Saved data entries

···

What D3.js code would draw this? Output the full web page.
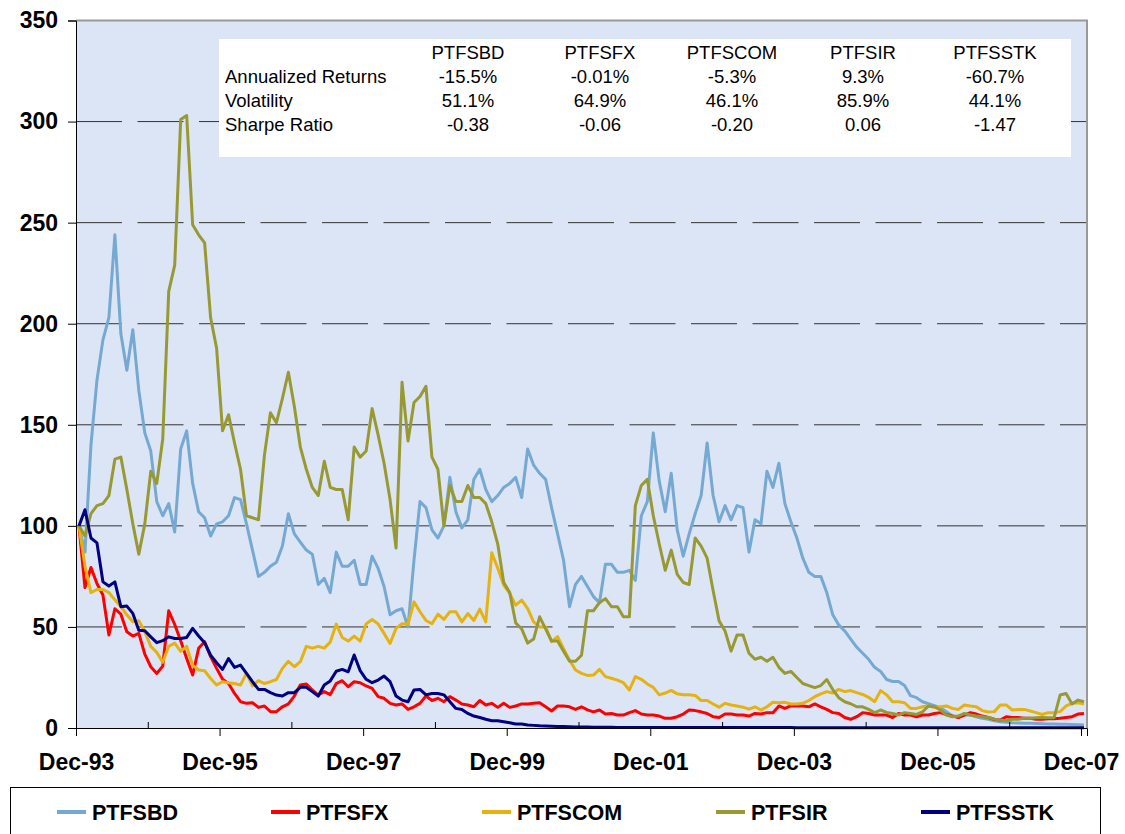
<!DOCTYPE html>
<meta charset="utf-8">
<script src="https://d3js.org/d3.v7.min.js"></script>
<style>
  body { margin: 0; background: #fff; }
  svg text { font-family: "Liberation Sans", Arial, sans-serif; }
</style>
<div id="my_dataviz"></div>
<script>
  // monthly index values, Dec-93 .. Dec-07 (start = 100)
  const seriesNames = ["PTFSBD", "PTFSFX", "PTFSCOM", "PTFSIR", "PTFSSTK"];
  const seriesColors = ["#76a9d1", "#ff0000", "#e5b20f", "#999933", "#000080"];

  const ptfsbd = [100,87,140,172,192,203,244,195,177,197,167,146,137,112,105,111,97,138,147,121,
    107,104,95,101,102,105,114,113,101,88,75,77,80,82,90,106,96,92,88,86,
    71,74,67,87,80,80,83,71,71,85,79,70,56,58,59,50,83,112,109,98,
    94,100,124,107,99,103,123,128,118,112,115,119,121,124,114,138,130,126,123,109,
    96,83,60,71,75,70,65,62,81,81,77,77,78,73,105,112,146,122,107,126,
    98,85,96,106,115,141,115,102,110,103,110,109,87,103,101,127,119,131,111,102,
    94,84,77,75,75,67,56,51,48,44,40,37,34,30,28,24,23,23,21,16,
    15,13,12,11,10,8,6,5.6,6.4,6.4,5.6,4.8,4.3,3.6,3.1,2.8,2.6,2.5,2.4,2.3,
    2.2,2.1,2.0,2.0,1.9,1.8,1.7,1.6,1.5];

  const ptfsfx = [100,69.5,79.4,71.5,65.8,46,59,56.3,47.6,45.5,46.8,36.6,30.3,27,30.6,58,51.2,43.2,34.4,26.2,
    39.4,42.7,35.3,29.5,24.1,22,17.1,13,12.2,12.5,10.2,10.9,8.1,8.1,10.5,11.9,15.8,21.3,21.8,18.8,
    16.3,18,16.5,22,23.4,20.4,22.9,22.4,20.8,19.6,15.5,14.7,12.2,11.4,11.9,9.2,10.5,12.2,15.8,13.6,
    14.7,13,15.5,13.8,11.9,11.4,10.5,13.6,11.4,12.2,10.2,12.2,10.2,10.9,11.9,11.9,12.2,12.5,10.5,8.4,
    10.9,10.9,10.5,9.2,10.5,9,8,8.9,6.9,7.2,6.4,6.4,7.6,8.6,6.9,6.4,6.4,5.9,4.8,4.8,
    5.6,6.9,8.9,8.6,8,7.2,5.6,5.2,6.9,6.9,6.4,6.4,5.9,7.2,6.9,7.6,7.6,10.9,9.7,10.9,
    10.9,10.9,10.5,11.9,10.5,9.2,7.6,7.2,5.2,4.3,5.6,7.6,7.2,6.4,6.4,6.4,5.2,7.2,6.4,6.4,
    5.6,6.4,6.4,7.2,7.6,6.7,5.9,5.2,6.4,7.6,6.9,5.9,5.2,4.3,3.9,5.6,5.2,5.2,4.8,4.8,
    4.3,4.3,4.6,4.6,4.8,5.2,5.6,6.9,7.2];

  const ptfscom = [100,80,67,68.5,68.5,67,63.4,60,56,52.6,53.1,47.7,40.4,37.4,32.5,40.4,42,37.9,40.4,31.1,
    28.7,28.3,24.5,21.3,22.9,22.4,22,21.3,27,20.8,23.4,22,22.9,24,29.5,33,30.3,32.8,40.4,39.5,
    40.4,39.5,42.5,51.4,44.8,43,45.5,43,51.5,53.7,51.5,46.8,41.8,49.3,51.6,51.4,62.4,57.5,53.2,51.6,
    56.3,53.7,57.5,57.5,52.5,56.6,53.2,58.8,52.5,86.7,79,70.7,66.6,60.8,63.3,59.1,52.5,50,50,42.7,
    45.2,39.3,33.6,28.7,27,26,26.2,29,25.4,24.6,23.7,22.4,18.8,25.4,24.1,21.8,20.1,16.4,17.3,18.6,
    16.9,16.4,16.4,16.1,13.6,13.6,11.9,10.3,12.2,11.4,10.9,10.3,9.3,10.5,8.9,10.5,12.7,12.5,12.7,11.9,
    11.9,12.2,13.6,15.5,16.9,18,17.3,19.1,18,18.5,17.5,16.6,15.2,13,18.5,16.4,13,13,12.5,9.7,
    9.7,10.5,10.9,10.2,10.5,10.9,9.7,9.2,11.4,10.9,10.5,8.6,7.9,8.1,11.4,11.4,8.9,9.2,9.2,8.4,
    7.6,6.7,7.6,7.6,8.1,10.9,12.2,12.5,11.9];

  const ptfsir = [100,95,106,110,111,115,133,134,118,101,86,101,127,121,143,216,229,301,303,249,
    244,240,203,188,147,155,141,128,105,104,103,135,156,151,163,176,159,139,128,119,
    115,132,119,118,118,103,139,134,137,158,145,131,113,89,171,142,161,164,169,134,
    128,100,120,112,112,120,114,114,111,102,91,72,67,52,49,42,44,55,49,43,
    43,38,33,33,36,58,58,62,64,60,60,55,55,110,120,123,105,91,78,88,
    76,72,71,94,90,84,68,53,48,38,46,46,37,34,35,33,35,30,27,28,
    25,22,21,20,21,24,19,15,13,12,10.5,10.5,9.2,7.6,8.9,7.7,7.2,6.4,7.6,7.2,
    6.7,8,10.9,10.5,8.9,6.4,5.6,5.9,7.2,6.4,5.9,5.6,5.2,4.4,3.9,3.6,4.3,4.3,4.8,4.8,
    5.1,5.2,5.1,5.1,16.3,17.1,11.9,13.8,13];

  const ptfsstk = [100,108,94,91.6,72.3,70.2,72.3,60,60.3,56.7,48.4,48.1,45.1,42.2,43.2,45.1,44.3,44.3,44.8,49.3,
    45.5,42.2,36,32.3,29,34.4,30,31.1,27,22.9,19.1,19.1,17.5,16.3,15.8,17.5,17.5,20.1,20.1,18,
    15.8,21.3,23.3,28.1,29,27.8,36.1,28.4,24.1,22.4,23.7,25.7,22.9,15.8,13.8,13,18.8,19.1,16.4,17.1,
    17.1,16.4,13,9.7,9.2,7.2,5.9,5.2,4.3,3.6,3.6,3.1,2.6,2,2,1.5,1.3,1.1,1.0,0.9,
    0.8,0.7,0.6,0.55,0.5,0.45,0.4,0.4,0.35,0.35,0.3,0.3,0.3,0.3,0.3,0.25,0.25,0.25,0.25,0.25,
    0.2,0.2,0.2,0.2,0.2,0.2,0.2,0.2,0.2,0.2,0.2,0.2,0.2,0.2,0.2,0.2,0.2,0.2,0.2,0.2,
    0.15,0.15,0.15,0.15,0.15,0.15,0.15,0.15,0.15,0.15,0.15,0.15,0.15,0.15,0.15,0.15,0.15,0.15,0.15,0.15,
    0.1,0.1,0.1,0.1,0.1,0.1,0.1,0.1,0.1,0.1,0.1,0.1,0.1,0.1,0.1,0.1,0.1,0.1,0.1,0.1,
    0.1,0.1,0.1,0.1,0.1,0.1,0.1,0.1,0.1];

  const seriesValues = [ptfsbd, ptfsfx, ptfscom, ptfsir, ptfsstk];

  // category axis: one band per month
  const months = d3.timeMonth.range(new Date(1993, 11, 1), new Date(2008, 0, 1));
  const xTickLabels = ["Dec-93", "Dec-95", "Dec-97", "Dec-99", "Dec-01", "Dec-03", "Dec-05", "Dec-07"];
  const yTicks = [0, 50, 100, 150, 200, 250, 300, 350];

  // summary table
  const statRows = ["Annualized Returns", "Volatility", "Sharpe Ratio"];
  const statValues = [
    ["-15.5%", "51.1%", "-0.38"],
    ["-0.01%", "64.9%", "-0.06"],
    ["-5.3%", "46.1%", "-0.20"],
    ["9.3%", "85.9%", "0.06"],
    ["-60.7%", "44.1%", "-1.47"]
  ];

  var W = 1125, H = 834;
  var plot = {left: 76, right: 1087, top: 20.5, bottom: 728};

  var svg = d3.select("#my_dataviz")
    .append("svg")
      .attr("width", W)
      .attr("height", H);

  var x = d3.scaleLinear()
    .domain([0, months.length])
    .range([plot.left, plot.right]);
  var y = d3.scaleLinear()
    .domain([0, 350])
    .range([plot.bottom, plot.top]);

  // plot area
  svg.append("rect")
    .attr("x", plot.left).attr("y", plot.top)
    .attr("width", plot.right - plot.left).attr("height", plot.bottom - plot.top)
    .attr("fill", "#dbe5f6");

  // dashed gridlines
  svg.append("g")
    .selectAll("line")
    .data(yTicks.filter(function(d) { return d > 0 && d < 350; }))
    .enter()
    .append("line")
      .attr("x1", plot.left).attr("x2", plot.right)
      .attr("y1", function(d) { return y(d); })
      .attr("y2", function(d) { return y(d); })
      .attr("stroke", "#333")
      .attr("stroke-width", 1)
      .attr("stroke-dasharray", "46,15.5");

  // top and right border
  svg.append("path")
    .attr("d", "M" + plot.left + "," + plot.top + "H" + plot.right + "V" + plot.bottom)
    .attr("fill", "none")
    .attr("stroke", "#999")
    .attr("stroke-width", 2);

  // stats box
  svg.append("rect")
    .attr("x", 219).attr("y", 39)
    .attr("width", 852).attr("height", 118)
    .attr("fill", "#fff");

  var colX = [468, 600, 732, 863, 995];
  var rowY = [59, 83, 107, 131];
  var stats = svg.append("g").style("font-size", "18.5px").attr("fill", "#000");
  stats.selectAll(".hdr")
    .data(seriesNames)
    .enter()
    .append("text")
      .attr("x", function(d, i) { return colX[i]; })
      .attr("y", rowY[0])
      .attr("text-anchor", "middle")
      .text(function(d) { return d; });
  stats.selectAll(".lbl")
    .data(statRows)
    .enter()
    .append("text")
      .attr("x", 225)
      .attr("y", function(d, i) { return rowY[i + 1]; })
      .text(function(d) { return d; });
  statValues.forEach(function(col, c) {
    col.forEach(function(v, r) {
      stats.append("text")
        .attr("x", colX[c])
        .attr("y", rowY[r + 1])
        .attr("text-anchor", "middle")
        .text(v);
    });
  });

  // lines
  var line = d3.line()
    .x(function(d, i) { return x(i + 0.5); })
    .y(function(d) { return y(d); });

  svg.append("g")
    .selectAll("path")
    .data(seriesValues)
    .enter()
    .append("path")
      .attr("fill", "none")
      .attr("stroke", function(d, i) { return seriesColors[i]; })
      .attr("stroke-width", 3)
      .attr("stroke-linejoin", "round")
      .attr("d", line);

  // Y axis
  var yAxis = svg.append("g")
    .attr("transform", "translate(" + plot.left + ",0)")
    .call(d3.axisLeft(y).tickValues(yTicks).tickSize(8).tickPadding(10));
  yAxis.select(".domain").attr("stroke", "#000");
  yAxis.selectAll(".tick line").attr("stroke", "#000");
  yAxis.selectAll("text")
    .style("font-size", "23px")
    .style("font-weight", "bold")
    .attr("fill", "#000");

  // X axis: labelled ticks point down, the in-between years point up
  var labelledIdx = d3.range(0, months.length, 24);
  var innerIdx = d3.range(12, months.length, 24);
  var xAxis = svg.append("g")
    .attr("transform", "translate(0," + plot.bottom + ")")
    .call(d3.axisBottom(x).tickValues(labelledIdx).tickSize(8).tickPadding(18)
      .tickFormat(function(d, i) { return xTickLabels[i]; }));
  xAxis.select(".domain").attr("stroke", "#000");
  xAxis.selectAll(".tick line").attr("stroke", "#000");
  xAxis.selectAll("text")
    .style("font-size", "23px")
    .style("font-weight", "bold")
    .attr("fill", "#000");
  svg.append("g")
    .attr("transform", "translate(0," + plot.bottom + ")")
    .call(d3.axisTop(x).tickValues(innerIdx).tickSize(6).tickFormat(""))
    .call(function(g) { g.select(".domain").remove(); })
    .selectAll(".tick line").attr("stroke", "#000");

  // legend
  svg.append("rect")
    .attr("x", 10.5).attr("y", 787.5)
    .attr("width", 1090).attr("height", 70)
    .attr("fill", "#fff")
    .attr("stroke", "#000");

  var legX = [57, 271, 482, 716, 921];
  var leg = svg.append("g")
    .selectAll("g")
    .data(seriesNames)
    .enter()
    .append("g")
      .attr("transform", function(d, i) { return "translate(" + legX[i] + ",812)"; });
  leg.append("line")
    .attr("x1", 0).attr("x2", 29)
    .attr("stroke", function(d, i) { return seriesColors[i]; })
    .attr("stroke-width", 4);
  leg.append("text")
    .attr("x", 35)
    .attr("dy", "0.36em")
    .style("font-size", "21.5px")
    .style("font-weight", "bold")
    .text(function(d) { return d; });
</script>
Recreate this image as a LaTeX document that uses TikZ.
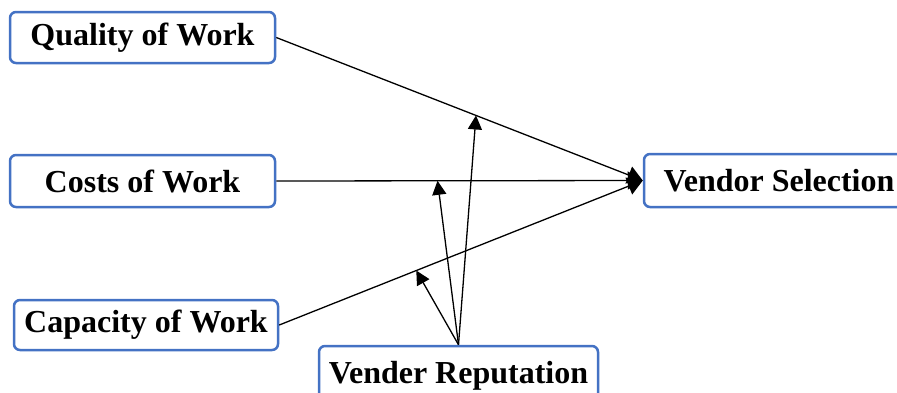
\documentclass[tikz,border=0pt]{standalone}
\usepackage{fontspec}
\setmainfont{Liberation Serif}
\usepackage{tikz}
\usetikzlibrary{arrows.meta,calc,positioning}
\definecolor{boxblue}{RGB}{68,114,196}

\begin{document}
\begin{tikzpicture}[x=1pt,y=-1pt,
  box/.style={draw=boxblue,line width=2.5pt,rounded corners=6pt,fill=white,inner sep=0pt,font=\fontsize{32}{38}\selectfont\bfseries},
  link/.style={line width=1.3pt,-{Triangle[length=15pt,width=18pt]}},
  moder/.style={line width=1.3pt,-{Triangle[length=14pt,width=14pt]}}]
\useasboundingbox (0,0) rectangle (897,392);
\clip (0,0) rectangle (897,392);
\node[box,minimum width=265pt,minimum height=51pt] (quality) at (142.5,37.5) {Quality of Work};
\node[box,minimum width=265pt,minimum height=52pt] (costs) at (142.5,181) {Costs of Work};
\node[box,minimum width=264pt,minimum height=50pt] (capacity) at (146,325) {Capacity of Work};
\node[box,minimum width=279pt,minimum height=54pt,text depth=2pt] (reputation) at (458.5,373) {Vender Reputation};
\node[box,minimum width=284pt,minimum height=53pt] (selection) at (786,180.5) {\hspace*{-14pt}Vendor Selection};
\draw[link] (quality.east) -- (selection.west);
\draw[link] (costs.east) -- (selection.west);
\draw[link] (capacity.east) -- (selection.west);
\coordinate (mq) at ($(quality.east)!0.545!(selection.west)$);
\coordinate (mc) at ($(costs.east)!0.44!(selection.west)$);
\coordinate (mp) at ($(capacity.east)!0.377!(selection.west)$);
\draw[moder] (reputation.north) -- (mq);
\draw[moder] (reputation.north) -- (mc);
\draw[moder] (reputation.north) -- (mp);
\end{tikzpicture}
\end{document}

···

## Exercise
Begin at the first line of the entries above and return each line exactly, stopping after the line that contains "2.2,2.1,2.0,2.0,1.9,1.8,1.7,1.6,1.5];". Pictures do not belong in the copy.

## Written answer
What D3.js code would draw this? Output the full web page.
<!DOCTYPE html>
<meta charset="utf-8">
<script src="https://d3js.org/d3.v7.min.js"></script>
<style>
  body { margin: 0; background: #fff; }
  svg text { font-family: "Liberation Sans", Arial, sans-serif; }
</style>
<div id="my_dataviz"></div>
<script>
  // monthly index values, Dec-93 .. Dec-07 (start = 100)
  const seriesNames = ["PTFSBD", "PTFSFX", "PTFSCOM", "PTFSIR", "PTFSSTK"];
  const seriesColors = ["#76a9d1", "#ff0000", "#e5b20f", "#999933", "#000080"];

  const ptfsbd = [100,87,140,172,192,203,244,195,177,197,167,146,137,112,105,111,97,138,147,121,
    107,104,95,101,102,105,114,113,101,88,75,77,80,82,90,106,96,92,88,86,
    71,74,67,87,80,80,83,71,71,85,79,70,56,58,59,50,83,112,109,98,
    94,100,124,107,99,103,123,128,118,112,115,119,121,124,114,138,130,126,123,109,
    96,83,60,71,75,70,65,62,81,81,77,77,78,73,105,112,146,122,107,126,
    98,85,96,106,115,141,115,102,110,103,110,109,87,103,101,127,119,131,111,102,
    94,84,77,75,75,67,56,51,48,44,40,37,34,30,28,24,23,23,21,16,
    15,13,12,11,10,8,6,5.6,6.4,6.4,5.6,4.8,4.3,3.6,3.1,2.8,2.6,2.5,2.4,2.3,
    2.2,2.1,2.0,2.0,1.9,1.8,1.7,1.6,1.5];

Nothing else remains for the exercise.